More broadly, much of what Watts offers is applicable to beliefs about evolution, especially as a comprehensive "explanation" for the development of life. Watts spends a lot of time on such "explanations".

Watts (27): "What appear to us to be causal explanations are in fact just stories-- descriptions of what happened that tell us little, if anything, about the mechanisms at work. Nevertheless, because these stories have the form of causal explanations, we treat them as if they have predictive power. In this way, we deceive ourselves..."

Other considerations: "the combination of the frame problem [the inherent circularity of drawing inferences from context about context; p. 45-46] and the macro-micro problem means that every situation is in some important respect different from the situations we have seen before" (110).
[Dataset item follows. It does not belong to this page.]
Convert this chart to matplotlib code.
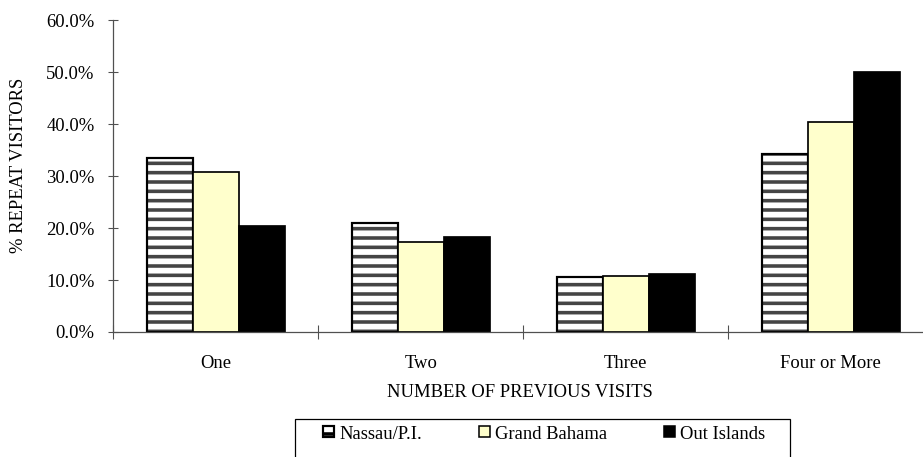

Thus, "it is all too easy to persuade ourselves that we have learned more than we really have" (111).

"Historical explanations...are neither causal explanations nor even really descriptions-- at least not in the sense that we imagine them to be. Rather, they are stories." (131) Continuing: "Scientific explanations often start out as stories as well...[but] in science, we perform experiments that explicitly test our 'stories'...however, our inability to do experiments excludes precisely the kind of evidence that would be necessary to infer a genuine cause-and-effect relation. In the absence of experiments, therefore, our storytelling abilities are allowed to run unchecked... (133). 

Evolution, on a "micro" level (or again, whatever term you prefer), can be tested in many cases. But, on a "macro" level (or choose your own term), it's difficult to imagine how it could (really) be falsified. 

Moreover, it's odd (and unreasonable) to expect science to carry that type of load. The upshot: "Expecting history to obey the standards of scientific explanation is therefore not just unrealistic, but fundamentally confused." (133) Why the fundamental confusion? A failure to understand "science" or a need to have one's beliefs validated by something with authority.